Exercise instructions:
Write out the material exactly, with the pictures left out.

═══ Source data ═══

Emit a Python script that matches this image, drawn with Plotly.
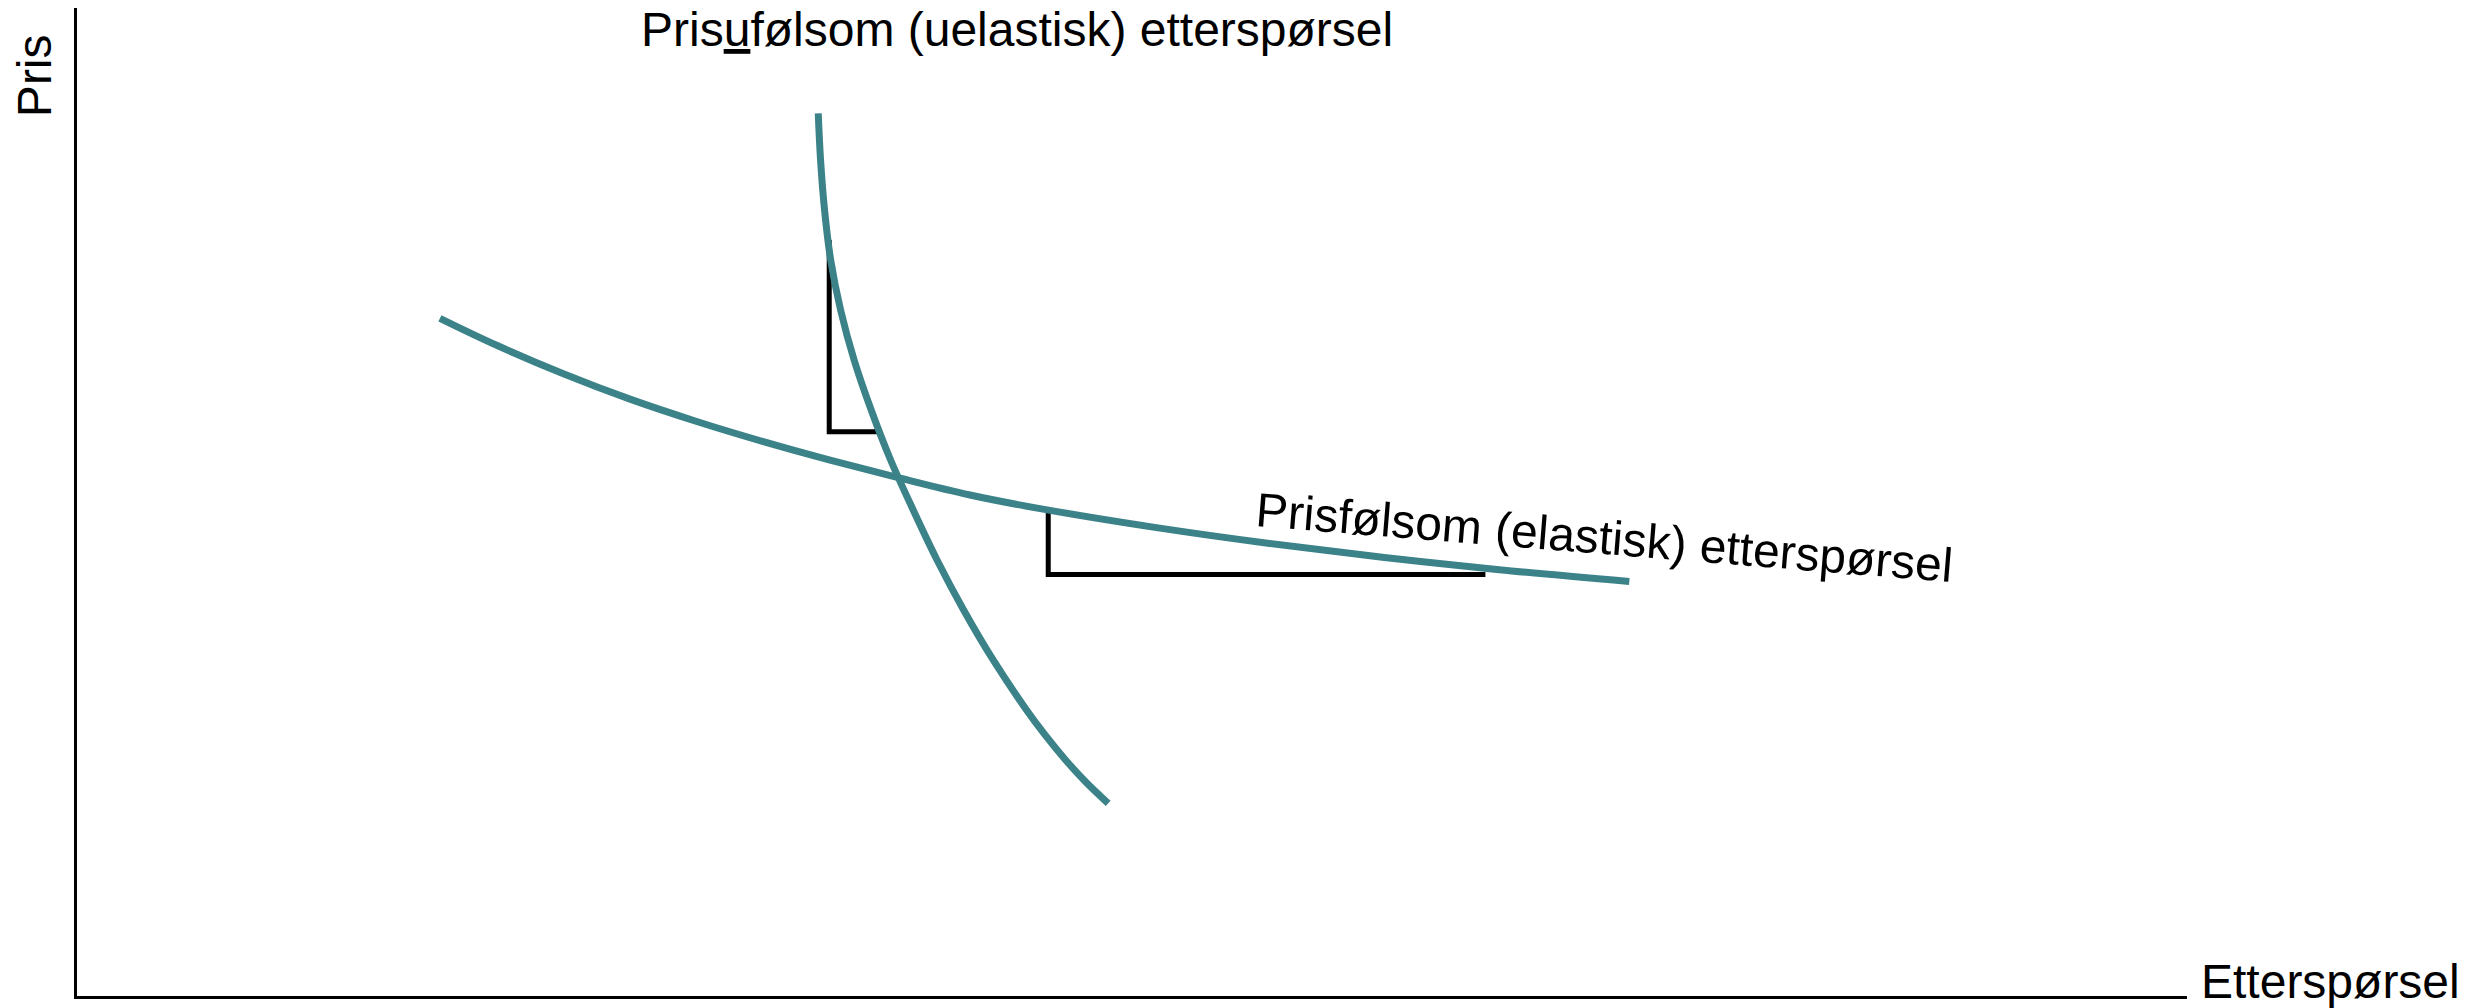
import plotly.graph_objects as go

# ---- data (schematic units: quantity 0-100, price 0-100) ----
inelastic_q = [35.13, 35.24, 35.43, 35.72, 36.19, 36.83, 37.64, 38.56, 39.63, 40.76,
               42.02, 43.42, 45.00, 45.88, 46.85, 47.81, 48.87]
inelastic_p = [89.34, 84.62, 79.55, 74.49, 69.43, 64.37, 59.31, 54.25, 49.19, 44.13,
               39.07, 34.01, 28.95, 26.42, 23.89, 21.66, 19.50]

elastic_q = [17.20, 19.89, 23.05, 26.21, 29.37, 32.53, 35.69, 38.96, 42.32, 45.64,
             51.08, 56.52, 61.96, 67.40, 73.57]
elastic_p = [68.59, 65.86, 62.98, 60.41, 58.15, 56.11, 54.24, 52.44, 50.71, 49.33,
             47.43, 45.80, 44.38, 43.15, 41.96]

tri1_q = [35.65, 35.65, 37.93]
tri1_p = [76.52, 57.11, 57.11]
tri2_q = [46.03, 46.03, 66.75]
tri2_p = [48.99, 42.66, 42.66]

title_inelastic = "Pris<u>u</u>følsom (uelastisk) etterspørsel"
title_elastic = "Prisfølsom (elastisk) etterspørsel"
x_label = "Etterspørsel"
y_label = "Pris"

TEAL = "#3b8289"
FONT = "Liberation Sans, Arial, sans-serif"
FS = 48

fig = go.Figure()
for q, p in [(tri1_q, tri1_p), (tri2_q, tri2_p)]:
    fig.add_trace(go.Scatter(x=q, y=p, mode="lines",
                             line=dict(color="black", width=5),
                             hoverinfo="skip", showlegend=False))
fig.add_trace(go.Scatter(x=elastic_q, y=elastic_p, mode="lines",
                         line=dict(color=TEAL, width=7, shape="spline", smoothing=1.0),
                         showlegend=False))
fig.add_trace(go.Scatter(x=inelastic_q, y=inelastic_p, mode="lines",
                         line=dict(color=TEAL, width=7, shape="spline", smoothing=1.0),
                         showlegend=False))

fig.add_annotation(x=44.55, y=97.8, xref="x", yref="y", text=title_inelastic,
                   showarrow=False, font=dict(family=FONT, size=FS, color="black"),
                   xanchor="center", yanchor="middle")
fig.add_annotation(x=72.37, y=46.45, xref="x", yref="y", text=title_elastic,
                   showarrow=False, textangle=4.6,
                   font=dict(family=FONT, size=FS, color="black"),
                   xanchor="center", yanchor="middle")
fig.add_annotation(x=1.0682, y=0.0142, xref="paper", yref="paper", text=x_label,
                   showarrow=False, font=dict(family=FONT, size=FS, color="black"),
                   xanchor="center", yanchor="middle")
fig.add_annotation(x=-0.0204, y=0.932, xref="paper", yref="paper", text=y_label,
                   showarrow=False, textangle=-90,
                   font=dict(family=FONT, size=FS, color="black"),
                   xanchor="center", yanchor="middle")

axis_common = dict(showgrid=False, zeroline=False, showticklabels=False, ticks="",
                   showline=True, linecolor="black", linewidth=3, mirror=False,
                   fixedrange=True)
fig.update_xaxes(range=[0, 100], **axis_common)
fig.update_yaxes(range=[0, 100], **axis_common)

fig.update_layout(width=2476, height=1008,
                  margin=dict(l=77, r=289, t=8, b=12),
                  paper_bgcolor="white", plot_bgcolor="white",
                  showlegend=False)

# remove the default 8px page margin so the figure fills the window exactly
fig.write_html("out.html",
               config={"displayModeBar": False},
               post_script="document.body.style.margin='0px';"
                           "document.body.style.overflow='hidden';")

═══

Full response:
Emit a Python script that matches this image, drawn with Plotly.
import plotly.graph_objects as go

# ---- data (schematic units: quantity 0-100, price 0-100) ----
inelastic_q = [35.13, 35.24, 35.43, 35.72, 36.19, 36.83, 37.64, 38.56, 39.63, 40.76,
               42.02, 43.42, 45.00, 45.88, 46.85, 47.81, 48.87]
inelastic_p = [89.34, 84.62, 79.55, 74.49, 69.43, 64.37, 59.31, 54.25, 49.19, 44.13,
               39.07, 34.01, 28.95, 26.42, 23.89, 21.66, 19.50]

elastic_q = [17.20, 19.89, 23.05, 26.21, 29.37, 32.53, 35.69, 38.96, 42.32, 45.64,
             51.08, 56.52, 61.96, 67.40, 73.57]
elastic_p = [68.59, 65.86, 62.98, 60.41, 58.15, 56.11, 54.24, 52.44, 50.71, 49.33,
             47.43, 45.80, 44.38, 43.15, 41.96]

tri1_q = [35.65, 35.65, 37.93]
tri1_p = [76.52, 57.11, 57.11]
tri2_q = [46.03, 46.03, 66.75]
tri2_p = [48.99, 42.66, 42.66]

title_inelastic = "Pris<u>u</u>følsom (uelastisk) etterspørsel"
title_elastic = "Prisfølsom (elastisk) etterspørsel"
x_label = "Etterspørsel"
y_label = "Pris"

TEAL = "#3b8289"
FONT = "Liberation Sans, Arial, sans-serif"
FS = 48

fig = go.Figure()
for q, p in [(tri1_q, tri1_p), (tri2_q, tri2_p)]:
    fig.add_trace(go.Scatter(x=q, y=p, mode="lines",
                             line=dict(color="black", width=5),
                             hoverinfo="skip", showlegend=False))
fig.add_trace(go.Scatter(x=elastic_q, y=elastic_p, mode="lines",
                         line=dict(color=TEAL, width=7, shape="spline", smoothing=1.0),
                         showlegend=False))
fig.add_trace(go.Scatter(x=inelastic_q, y=inelastic_p, mode="lines",
                         line=dict(color=TEAL, width=7, shape="spline", smoothing=1.0),
                         showlegend=False))

fig.add_annotation(x=44.55, y=97.8, xref="x", yref="y", text=title_inelastic,
                   showarrow=False, font=dict(family=FONT, size=FS, color="black"),
                   xanchor="center", yanchor="middle")
fig.add_annotation(x=72.37, y=46.45, xref="x", yref="y", text=title_elastic,
                   showarrow=False, textangle=4.6,
                   font=dict(family=FONT, size=FS, color="black"),
                   xanchor="center", yanchor="middle")
fig.add_annotation(x=1.0682, y=0.0142, xref="paper", yref="paper", text=x_label,
                   showarrow=False, font=dict(family=FONT, size=FS, color="black"),
                   xanchor="center", yanchor="middle")
fig.add_annotation(x=-0.0204, y=0.932, xref="paper", yref="paper", text=y_label,
                   showarrow=False, textangle=-90,
                   font=dict(family=FONT, size=FS, color="black"),
                   xanchor="center", yanchor="middle")

axis_common = dict(showgrid=False, zeroline=False, showticklabels=False, ticks="",
                   showline=True, linecolor="black", linewidth=3, mirror=False,
                   fixedrange=True)
fig.update_xaxes(range=[0, 100], **axis_common)
fig.update_yaxes(range=[0, 100], **axis_common)

fig.update_layout(width=2476, height=1008,
                  margin=dict(l=77, r=289, t=8, b=12),
                  paper_bgcolor="white", plot_bgcolor="white",
                  showlegend=False)

# remove the default 8px page margin so the figure fills the window exactly
fig.write_html("out.html",
               config={"displayModeBar": False},
               post_script="document.body.style.margin='0px';"
                           "document.body.style.overflow='hidden';")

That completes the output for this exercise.